[begin Provided data]

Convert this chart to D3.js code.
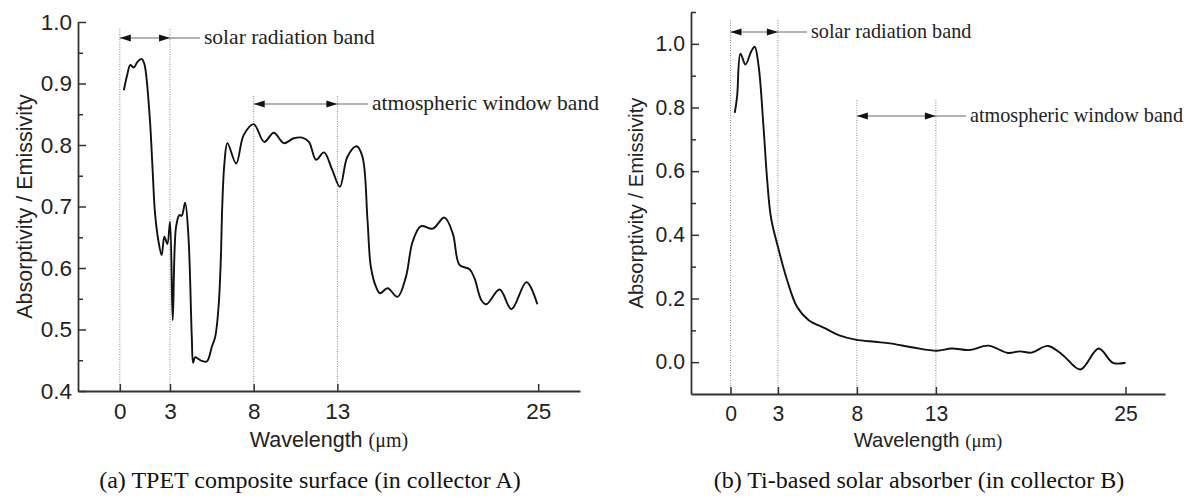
<!DOCTYPE html>
<html>
<head>
<meta charset="utf-8">
<script src="https://cdn.jsdelivr.net/npm/d3@7"></script>
<style>
  html, body { margin: 0; padding: 0; background: #fff; }
  svg { display: block; }
</style>
</head>
<body>
<svg id="chart" width="1192" height="497"></svg>
<script>
// Spectral absorptivity / emissivity of two collector surfaces

// (a) TPET composite surface
const wavelengthA = [0.24, 0.45, 0.62, 0.84, 1.05, 1.3, 1.45, 1.56, 1.8, 1.96, 2.1, 2.3, 2.5, 2.66, 2.84, 3.0, 3.16, 3.36, 3.56, 3.7, 3.9, 4.1, 4.3, 4.38, 4.5, 4.7, 4.9, 5.2, 5.5, 5.7, 5.9, 6.03, 6.12, 6.25, 6.43, 6.95, 7.4, 8.0, 8.63, 9.2, 9.8, 10.4, 10.9, 11.3, 11.73, 12.2, 12.7, 13.15, 13.6, 14.15, 14.5, 14.8, 15.0, 15.3, 15.55, 16.0, 16.6, 17.1, 17.5, 18.0, 18.7, 19.4, 19.9, 20.3, 20.9, 21.2, 21.6, 21.9, 22.7, 23.4, 24.3, 24.95];
const emissivityA = [0.889, 0.915, 0.930, 0.926, 0.935, 0.940, 0.933, 0.917, 0.84, 0.759, 0.69, 0.645, 0.621, 0.651, 0.639, 0.675, 0.515, 0.667, 0.686, 0.685, 0.706, 0.651, 0.488, 0.446, 0.455, 0.452, 0.449, 0.448, 0.472, 0.488, 0.537, 0.61, 0.70, 0.77, 0.803, 0.770, 0.816, 0.834, 0.805, 0.82, 0.803, 0.811, 0.812, 0.805, 0.776, 0.788, 0.759, 0.732, 0.781, 0.798, 0.781, 0.678, 0.602, 0.57, 0.559, 0.567, 0.553, 0.586, 0.643, 0.668, 0.664, 0.682, 0.656, 0.605, 0.598, 0.583, 0.548, 0.541, 0.565, 0.533, 0.577, 0.541];

// (b) Ti-based solar absorber
const wavelengthB = [0.27, 0.42, 0.63, 0.95, 1.3, 1.53, 1.78, 2.1, 2.32, 2.57, 3.05, 3.58, 4.21, 4.95, 6.0, 6.84, 7.9, 9.15, 10.1, 11.57, 13.05, 14.0, 15.15, 16.3, 17.57, 18.3, 19.05, 20.1, 21.04, 22.14, 23.3, 24.2, 25.0];
const emissivityB = [0.783, 0.836, 0.969, 0.935, 0.975, 0.991, 0.930, 0.731, 0.573, 0.452, 0.353, 0.258, 0.174, 0.132, 0.106, 0.085, 0.071, 0.064, 0.059, 0.046, 0.036, 0.043, 0.038, 0.052, 0.029, 0.034, 0.030, 0.051, 0.022, -0.023, 0.043, -0.002, -0.002];

// Axis ticks and band labels
const xTicks = [0, 3, 8, 13, 25];
const yTicksA = [0.4, 0.5, 0.6, 0.7, 0.8, 0.9, 1.0];
const yMinorA = [0.45, 0.55, 0.65, 0.75, 0.85, 0.95];
const yTicksB = [0.0, 0.2, 0.4, 0.6, 0.8, 1.0];
const yMinorB = [0.1, 0.3, 0.5, 0.7, 0.9, 1.1];
const solarBand = [0, 3];
const windowBand = [8, 13];
const solarLabel = "solar radiation band";
const windowLabel = "atmospheric window band";
const xLabel = "Wavelength ";
const xUnit = "(\u03bcm)";
const yLabel = "Absorptivity / Emissivity";
const captionA = "(a) TPET composite surface (in collector A)";
const captionB = "(b) Ti-based solar absorber (in collector B)";

const SANS = "'Liberation Sans', Arial, sans-serif";
const SERIF = "'Liberation Serif', 'Times New Roman', serif";
const svg = d3.select("#chart");
svg.append("rect").attr("width", 1192).attr("height", 497).attr("fill", "#fff");

function panel(cfg) {
  const g = svg.append("g");
  const x = d3.scaleLinear().domain([-2.5, 27.5]).range([cfg.left, cfg.right]);
  const y = d3.scaleLinear().domain(cfg.yDomain).range([cfg.bottom, cfg.top]);
  const fs = cfg.fontScale;

  // dotted guide lines at band edges
  [[solarBand, cfg.solarTop], [windowBand, cfg.windowTop]].forEach(([band, top]) => {
    band.forEach(v => {
      g.append("line")
        .attr("x1", x(v)).attr("x2", x(v))
        .attr("y1", top).attr("y2", cfg.bottom)
        .attr("stroke", "#888").attr("stroke-width", 1)
        .attr("stroke-dasharray", "1,1.5");
    });
  });

  // band arrows with labels
  function bandArrow(band, yy, lineEnd, label) {
    const x0 = x(band[0]), x1 = x(band[1]);
    g.append("line").attr("x1", x0).attr("x2", lineEnd)
      .attr("y1", yy).attr("y2", yy)
      .attr("stroke", "#666").attr("stroke-width", 1);
    g.append("path")
      .attr("d", `M${x0},${yy}L${x0 + 11},${yy - 3.5}L${x0 + 11},${yy + 3.5}Z`)
      .attr("fill", "#111");
    g.append("path")
      .attr("d", `M${x1},${yy}L${x1 - 11},${yy - 3.5}L${x1 - 11},${yy + 3.5}Z`)
      .attr("fill", "#111");
    g.append("text").attr("x", lineEnd + 4).attr("y", yy + 6)
      .attr("font-family", SERIF).attr("font-size", 21.5 * fs)
      .attr("fill", "#222").text(label);
  }
  bandArrow(solarBand, cfg.solarY, cfg.solarLineEnd, solarLabel);
  bandArrow(windowBand, cfg.windowY, cfg.windowLineEnd, windowLabel);

  // spectrum curve
  const pts = cfg.xs.map((v, i) => [v, cfg.ys[i]]);
  g.append("path").datum(pts)
    .attr("d", d3.line().x(d => x(d[0])).y(d => y(d[1])).curve(d3.curveCatmullRom.alpha(0.5)))
    .attr("fill", "none").attr("stroke", "#111").attr("stroke-width", 1.9)
    .attr("stroke-linejoin", "round");

  // x axis
  const gx = g.append("g").attr("transform", `translate(0,${cfg.bottom})`)
    .call(d3.axisBottom(x).tickValues(xTicks).tickFormat(d3.format("d"))
      .tickSizeInner(-7).tickSizeOuter(0).tickPadding(12));
  // y axis
  const gy = g.append("g").attr("transform", `translate(${cfg.left},0)`)
    .call(d3.axisLeft(y).tickValues(cfg.yTicks).tickFormat(d3.format(".1f"))
      .tickSizeInner(-8).tickSizeOuter(0).tickPadding(6));
  const gym = g.append("g").attr("transform", `translate(${cfg.left},0)`)
    .call(d3.axisLeft(y).tickValues(cfg.yMinor).tickFormat("")
      .tickSizeInner(-5).tickSizeOuter(0));
  gym.select(".domain").remove();

  [gx, gy, gym].forEach(a => {
    a.selectAll(".domain").attr("stroke", "#333").attr("stroke-width", 1.8);
    a.selectAll(".tick line").attr("stroke", "#333").attr("stroke-width", 1.5);
    a.selectAll("text").attr("font-family", SANS).attr("font-size", 22.5 * fs).attr("fill", "#222");
  });
  gx.selectAll("text").attr("dy", "0.71em");

  // axis titles
  const xl = g.append("text").attr("x", (cfg.left + cfg.right) / 2).attr("y", 447)
    .attr("text-anchor", "middle").attr("font-family", SANS).attr("font-size", 21.5 * fs).attr("fill", "#222");
  xl.append("tspan").text(xLabel);
  xl.append("tspan").attr("font-family", SERIF).attr("font-size", 20 * fs).text(xUnit);

  g.append("text")
    .attr("transform", `translate(${cfg.yLabelX},${(cfg.top + cfg.bottom) / 2}) rotate(-90)`)
    .attr("text-anchor", "middle").attr("font-family", SANS).attr("font-size", 21.5 * fs).attr("fill", "#222")
    .text(yLabel);

  // panel caption
  g.append("text").attr("x", cfg.captionX).attr("y", 488)
    .attr("text-anchor", "middle").attr("font-family", SERIF).attr("font-size", 24).attr("fill", "#111")
    .text(cfg.caption);
}

panel({
  xs: wavelengthA, ys: emissivityA,
  left: 78, right: 580, top: 22, bottom: 391, yDomain: [0.4, 1.0],
  yTicks: yTicksA, yMinor: yMinorA, fontScale: 1,
  solarTop: 29, windowTop: 96,
  solarY: 38, solarLineEnd: 200,
  windowY: 104, windowLineEnd: 368,
  yLabelX: 32,
  captionX: 310, caption: captionA
});

panel({
  xs: wavelengthB, ys: emissivityB,
  left: 691, right: 1165, top: 12, bottom: 394, yDomain: [-0.1, 1.1],
  yTicks: yTicksB, yMinor: yMinorB, fontScale: 0.94,
  solarTop: 20, windowTop: 100,
  solarY: 32, solarLineEnd: 807,
  windowY: 116, windowLineEnd: 966,
  yLabelX: 643,
  captionX: 919, caption: captionB
});
</script>
</body>
</html>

[end Provided data]

From the opening line of the listing above through the line bearing "0.043, -0.002, -0.002];", repeat each line exactly. Drop every picture.

[Full answer]
Convert this chart to D3.js code.
<!DOCTYPE html>
<html>
<head>
<meta charset="utf-8">
<script src="https://cdn.jsdelivr.net/npm/d3@7"></script>
<style>
  html, body { margin: 0; padding: 0; background: #fff; }
  svg { display: block; }
</style>
</head>
<body>
<svg id="chart" width="1192" height="497"></svg>
<script>
// Spectral absorptivity / emissivity of two collector surfaces

// (a) TPET composite surface
const wavelengthA = [0.24, 0.45, 0.62, 0.84, 1.05, 1.3, 1.45, 1.56, 1.8, 1.96, 2.1, 2.3, 2.5, 2.66, 2.84, 3.0, 3.16, 3.36, 3.56, 3.7, 3.9, 4.1, 4.3, 4.38, 4.5, 4.7, 4.9, 5.2, 5.5, 5.7, 5.9, 6.03, 6.12, 6.25, 6.43, 6.95, 7.4, 8.0, 8.63, 9.2, 9.8, 10.4, 10.9, 11.3, 11.73, 12.2, 12.7, 13.15, 13.6, 14.15, 14.5, 14.8, 15.0, 15.3, 15.55, 16.0, 16.6, 17.1, 17.5, 18.0, 18.7, 19.4, 19.9, 20.3, 20.9, 21.2, 21.6, 21.9, 22.7, 23.4, 24.3, 24.95];
const emissivityA = [0.889, 0.915, 0.930, 0.926, 0.935, 0.940, 0.933, 0.917, 0.84, 0.759, 0.69, 0.645, 0.621, 0.651, 0.639, 0.675, 0.515, 0.667, 0.686, 0.685, 0.706, 0.651, 0.488, 0.446, 0.455, 0.452, 0.449, 0.448, 0.472, 0.488, 0.537, 0.61, 0.70, 0.77, 0.803, 0.770, 0.816, 0.834, 0.805, 0.82, 0.803, 0.811, 0.812, 0.805, 0.776, 0.788, 0.759, 0.732, 0.781, 0.798, 0.781, 0.678, 0.602, 0.57, 0.559, 0.567, 0.553, 0.586, 0.643, 0.668, 0.664, 0.682, 0.656, 0.605, 0.598, 0.583, 0.548, 0.541, 0.565, 0.533, 0.577, 0.541];

// (b) Ti-based solar absorber
const wavelengthB = [0.27, 0.42, 0.63, 0.95, 1.3, 1.53, 1.78, 2.1, 2.32, 2.57, 3.05, 3.58, 4.21, 4.95, 6.0, 6.84, 7.9, 9.15, 10.1, 11.57, 13.05, 14.0, 15.15, 16.3, 17.57, 18.3, 19.05, 20.1, 21.04, 22.14, 23.3, 24.2, 25.0];
const emissivityB = [0.783, 0.836, 0.969, 0.935, 0.975, 0.991, 0.930, 0.731, 0.573, 0.452, 0.353, 0.258, 0.174, 0.132, 0.106, 0.085, 0.071, 0.064, 0.059, 0.046, 0.036, 0.043, 0.038, 0.052, 0.029, 0.034, 0.030, 0.051, 0.022, -0.023, 0.043, -0.002, -0.002];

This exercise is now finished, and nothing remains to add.